First, Elon's stance hasn't charged, as he reiterated:
Elon July 2021 said:
We will try. Preferable for Tesla too, as they last so long. Unlike other makers of cars, our goal is *not* to profit from service. Best service is not needing service in the first place.

Second, your 2018 quote is out of context. The discussion was "service and other". Break even non-warranty service covers more fixed costs allowing the profitable used cars and merch to shine through.
Tesla Motors Inc (TSLA) Q3 2018 Earnings Conference Call Transcript | The Motley Fool
Q3 2018 Earnings call said:
James Albertine -- Consumer Edge -- Analyst
Understood, and I appreciate that clarification, sort of just trying to get at even running a negative gross margin in services and other for several quarters now and wanted to get a sense for when that could maybe drop and start to turn a corner and to generate some profit for you, I understand there's a lot of building out going on for sales, service and charging infrastructure.
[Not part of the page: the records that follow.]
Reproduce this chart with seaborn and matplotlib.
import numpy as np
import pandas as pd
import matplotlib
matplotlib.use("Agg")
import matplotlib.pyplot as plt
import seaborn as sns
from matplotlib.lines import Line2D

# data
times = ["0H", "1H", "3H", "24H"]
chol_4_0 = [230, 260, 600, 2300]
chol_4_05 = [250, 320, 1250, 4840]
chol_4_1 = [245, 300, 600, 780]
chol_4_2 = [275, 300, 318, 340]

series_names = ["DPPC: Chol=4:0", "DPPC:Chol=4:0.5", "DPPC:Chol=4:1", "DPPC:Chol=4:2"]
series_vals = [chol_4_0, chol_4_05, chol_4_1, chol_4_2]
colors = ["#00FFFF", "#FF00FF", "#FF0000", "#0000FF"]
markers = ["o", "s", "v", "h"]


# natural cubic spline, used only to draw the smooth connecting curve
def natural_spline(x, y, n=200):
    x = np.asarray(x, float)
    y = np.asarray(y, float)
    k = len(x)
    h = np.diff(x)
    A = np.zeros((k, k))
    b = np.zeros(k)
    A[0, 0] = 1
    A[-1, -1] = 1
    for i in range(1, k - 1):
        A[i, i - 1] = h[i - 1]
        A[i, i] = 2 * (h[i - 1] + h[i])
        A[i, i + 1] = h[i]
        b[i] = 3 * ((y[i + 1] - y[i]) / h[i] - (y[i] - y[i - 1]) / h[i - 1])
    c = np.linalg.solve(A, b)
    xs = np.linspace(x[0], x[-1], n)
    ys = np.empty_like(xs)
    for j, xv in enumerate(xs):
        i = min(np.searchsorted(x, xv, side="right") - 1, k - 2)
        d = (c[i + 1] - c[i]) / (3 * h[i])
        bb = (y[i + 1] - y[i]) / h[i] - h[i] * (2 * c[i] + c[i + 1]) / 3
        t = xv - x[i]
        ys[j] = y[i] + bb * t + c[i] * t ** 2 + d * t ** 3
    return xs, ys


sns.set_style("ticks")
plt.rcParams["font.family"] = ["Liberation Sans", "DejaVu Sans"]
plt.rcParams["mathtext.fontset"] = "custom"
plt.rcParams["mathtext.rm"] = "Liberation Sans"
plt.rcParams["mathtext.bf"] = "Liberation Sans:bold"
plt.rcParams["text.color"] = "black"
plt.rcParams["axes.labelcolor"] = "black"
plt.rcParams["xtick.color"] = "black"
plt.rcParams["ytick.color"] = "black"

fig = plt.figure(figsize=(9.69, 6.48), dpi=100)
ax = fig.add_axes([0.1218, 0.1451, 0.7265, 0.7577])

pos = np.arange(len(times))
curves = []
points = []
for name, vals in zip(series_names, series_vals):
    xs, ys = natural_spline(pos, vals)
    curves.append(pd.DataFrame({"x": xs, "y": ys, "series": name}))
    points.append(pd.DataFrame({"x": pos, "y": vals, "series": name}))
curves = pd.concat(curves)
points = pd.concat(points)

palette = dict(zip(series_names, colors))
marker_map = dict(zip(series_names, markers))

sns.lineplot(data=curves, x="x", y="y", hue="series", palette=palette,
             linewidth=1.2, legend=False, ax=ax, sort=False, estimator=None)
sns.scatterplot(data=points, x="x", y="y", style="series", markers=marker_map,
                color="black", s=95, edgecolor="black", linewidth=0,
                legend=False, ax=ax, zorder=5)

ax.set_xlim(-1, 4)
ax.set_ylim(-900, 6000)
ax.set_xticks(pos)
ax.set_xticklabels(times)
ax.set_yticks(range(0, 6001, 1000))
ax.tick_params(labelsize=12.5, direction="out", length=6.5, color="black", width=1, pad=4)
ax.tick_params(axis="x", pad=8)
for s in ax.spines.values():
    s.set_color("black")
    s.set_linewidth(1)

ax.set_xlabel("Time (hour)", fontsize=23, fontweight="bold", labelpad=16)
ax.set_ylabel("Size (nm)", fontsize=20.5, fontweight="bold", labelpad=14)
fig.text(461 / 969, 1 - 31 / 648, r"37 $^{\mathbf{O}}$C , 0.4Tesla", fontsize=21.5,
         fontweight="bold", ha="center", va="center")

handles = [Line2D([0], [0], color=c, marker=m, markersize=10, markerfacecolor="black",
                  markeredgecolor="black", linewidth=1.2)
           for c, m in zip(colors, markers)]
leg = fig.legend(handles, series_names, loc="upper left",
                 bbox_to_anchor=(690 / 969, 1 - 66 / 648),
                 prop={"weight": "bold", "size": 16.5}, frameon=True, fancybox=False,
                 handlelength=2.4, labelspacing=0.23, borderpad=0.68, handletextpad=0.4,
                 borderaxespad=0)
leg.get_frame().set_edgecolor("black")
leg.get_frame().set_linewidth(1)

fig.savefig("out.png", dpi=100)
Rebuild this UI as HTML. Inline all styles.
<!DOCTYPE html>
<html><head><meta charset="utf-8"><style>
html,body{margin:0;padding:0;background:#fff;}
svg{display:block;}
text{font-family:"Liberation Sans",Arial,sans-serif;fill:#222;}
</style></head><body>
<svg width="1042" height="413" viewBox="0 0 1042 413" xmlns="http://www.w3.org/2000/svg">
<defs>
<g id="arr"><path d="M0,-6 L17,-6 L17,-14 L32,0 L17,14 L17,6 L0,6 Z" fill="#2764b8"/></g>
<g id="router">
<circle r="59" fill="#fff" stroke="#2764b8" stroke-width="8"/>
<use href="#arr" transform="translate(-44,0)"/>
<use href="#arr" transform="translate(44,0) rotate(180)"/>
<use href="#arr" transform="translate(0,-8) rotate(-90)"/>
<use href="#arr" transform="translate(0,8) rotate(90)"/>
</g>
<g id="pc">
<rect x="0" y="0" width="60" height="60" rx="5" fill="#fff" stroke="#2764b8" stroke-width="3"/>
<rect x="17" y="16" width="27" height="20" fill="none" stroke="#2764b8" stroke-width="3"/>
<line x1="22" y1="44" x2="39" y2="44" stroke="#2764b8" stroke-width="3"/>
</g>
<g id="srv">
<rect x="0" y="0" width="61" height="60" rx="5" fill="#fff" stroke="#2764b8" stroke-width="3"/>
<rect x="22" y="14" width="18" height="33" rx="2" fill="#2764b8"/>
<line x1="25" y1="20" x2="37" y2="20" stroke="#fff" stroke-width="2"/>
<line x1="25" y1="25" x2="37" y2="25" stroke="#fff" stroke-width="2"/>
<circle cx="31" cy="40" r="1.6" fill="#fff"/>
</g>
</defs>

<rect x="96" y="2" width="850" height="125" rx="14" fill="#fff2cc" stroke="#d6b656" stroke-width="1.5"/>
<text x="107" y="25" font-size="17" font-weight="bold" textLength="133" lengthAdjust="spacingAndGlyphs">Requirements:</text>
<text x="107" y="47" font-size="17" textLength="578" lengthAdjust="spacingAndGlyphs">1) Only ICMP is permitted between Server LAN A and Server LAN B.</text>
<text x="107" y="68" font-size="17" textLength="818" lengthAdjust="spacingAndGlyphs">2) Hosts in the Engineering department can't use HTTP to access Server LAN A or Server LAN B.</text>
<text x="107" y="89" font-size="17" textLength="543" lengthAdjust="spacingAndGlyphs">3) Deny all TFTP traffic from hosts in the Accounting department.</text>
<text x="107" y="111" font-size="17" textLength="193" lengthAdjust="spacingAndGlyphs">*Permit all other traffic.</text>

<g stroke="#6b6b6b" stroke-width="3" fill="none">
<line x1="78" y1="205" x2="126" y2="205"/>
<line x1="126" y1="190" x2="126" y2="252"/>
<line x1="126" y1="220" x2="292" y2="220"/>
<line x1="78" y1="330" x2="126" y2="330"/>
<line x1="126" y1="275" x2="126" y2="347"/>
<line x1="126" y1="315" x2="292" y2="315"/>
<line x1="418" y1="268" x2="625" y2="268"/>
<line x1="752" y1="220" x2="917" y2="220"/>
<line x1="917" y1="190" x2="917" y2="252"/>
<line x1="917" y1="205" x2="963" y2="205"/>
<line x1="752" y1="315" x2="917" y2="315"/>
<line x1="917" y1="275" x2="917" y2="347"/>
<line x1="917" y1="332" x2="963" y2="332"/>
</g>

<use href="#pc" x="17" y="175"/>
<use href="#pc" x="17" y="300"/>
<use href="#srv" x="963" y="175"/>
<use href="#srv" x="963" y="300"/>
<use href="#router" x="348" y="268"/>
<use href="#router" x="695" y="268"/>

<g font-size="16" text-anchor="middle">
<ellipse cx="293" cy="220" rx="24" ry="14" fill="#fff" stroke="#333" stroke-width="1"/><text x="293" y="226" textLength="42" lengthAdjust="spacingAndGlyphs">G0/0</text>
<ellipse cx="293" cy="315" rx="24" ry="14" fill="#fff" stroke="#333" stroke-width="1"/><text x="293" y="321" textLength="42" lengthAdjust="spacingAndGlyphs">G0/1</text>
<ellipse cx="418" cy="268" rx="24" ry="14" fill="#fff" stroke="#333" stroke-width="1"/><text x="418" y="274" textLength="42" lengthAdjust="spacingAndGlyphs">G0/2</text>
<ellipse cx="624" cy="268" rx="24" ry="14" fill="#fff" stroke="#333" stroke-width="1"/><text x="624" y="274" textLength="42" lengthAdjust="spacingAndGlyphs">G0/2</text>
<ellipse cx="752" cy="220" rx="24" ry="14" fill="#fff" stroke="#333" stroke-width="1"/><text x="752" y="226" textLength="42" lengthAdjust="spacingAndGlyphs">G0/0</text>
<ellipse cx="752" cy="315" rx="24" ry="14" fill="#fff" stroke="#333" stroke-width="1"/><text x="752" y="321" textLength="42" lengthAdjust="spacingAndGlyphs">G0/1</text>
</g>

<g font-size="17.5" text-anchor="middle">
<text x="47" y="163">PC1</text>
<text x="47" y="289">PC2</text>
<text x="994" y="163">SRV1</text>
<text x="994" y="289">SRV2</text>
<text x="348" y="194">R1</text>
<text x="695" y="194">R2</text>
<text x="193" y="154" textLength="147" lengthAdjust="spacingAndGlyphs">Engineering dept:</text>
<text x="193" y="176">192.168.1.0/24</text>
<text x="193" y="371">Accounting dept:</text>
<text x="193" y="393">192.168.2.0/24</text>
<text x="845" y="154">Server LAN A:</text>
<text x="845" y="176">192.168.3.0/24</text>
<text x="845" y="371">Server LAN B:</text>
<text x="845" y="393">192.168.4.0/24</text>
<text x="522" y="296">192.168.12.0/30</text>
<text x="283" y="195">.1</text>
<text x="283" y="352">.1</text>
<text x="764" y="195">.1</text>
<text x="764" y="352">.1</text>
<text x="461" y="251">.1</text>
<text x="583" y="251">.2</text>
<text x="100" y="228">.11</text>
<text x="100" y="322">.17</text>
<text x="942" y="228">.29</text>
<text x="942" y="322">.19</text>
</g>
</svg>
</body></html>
But if you could give us some kind of clarification there that would be I think helpful. And if you're willing maybe to provide an update on where you stand today in terms of battery costs. I know your goal sort of parity with ice vehicles, but maybe an update if you're willing to provide and where you stand in that trajectory? Thanks.
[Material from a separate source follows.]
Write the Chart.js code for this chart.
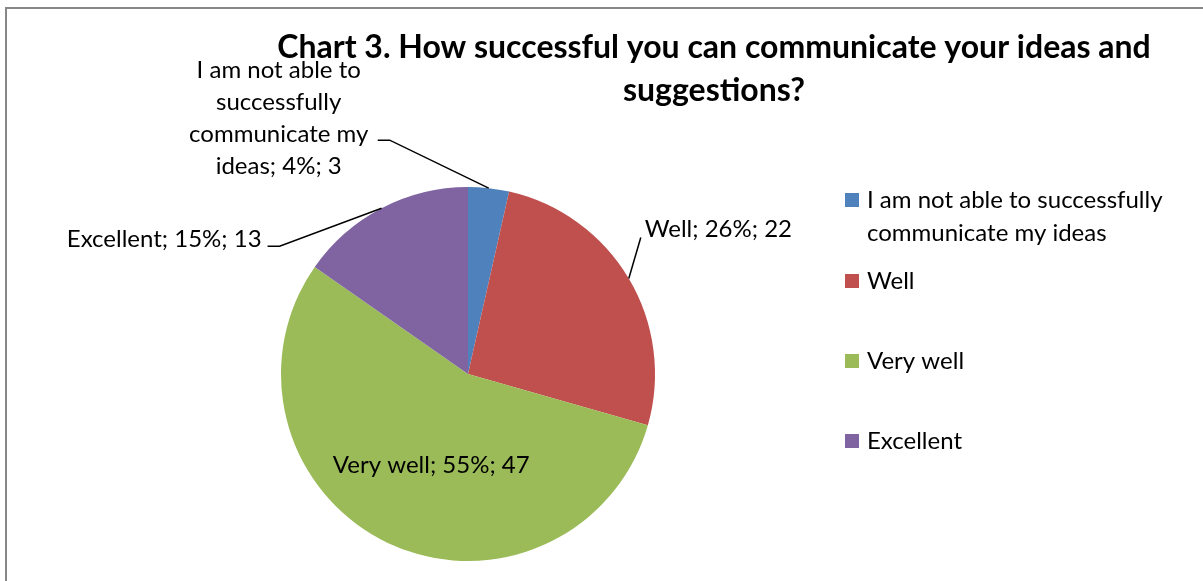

Deepak Ahuja -- Chief Financial Officer

I think over time every quarter impressively we will see an improvement in the service and other business, as our revenue continues to grow. And as the size for fleet grows is as simple as that.

Elon R. Musk -- Co-Founder, Chairman, Chief Executive Officer & Product Architect

Yeah, long-term I'd expect service to be a significant revenue item and to be a positive margin contributor. And it's going to be a function of our fleet size and (multiple speakers), yeah exactly we're under warranty, it is like a lot of surplus on warranty. But as the warranty expires, so there is like non-warranty items then we expect service to positive gross margin.

Deepak Ahuja -- Chief Financial Officer

Yeah, and that also includes our used car sales. And our used car sales has been hitting to go and they have a healthy margin. And so that overall business for matured companies is in some cases more profitable than new products, I'm not just having brought OEMS, auto OEMs. And we are at the early stage of our growth and as our fleet size grows there are just so many opportunities in that business that -- actual time as simply say.

Third (2.5?): service and other includes:
2021 10-K said:
Services and other revenue consists of non-warranty after-sales vehicle services, sales of used vehicles, retail merchandise, sales by our acquired subsidiaries to third party customers and vehicle insurance revenue.
 
Used cars prices……or more specifically Tesla used car prices, would have to drop over 60% for this to stop being a benefit to earnings. That’s not going to happen.

You have to remember it’s the residual value that Tesla estimated for the end date of the lease.

Yes, I understand that Tesla gets the car back based on the residual value that was established at the beginning of the closed-end lease. I am sure they will continue to sell lease returns for a profit for a long time. However, we are currently in a time where they are able to secure a much higher profit than normal, due to the current used car market. Perhaps Teslas will maintain this premium while the rest of the market returns to more historic pricing, but I would expect used Teslas to eventually return to a price that is less than a new Tesla at some point in the future. It's possible this won't happen until they've reduced lead times to less than 6 months, but it's pretty crazy to assume that used Teslas will sell for as much, or more, than new Teslas long into the future.

Based on your comment, I assume you've modeled this 60% figure, the profits generated by used cars and how they relate to overall Service cost and revenue. I would happy to see your model.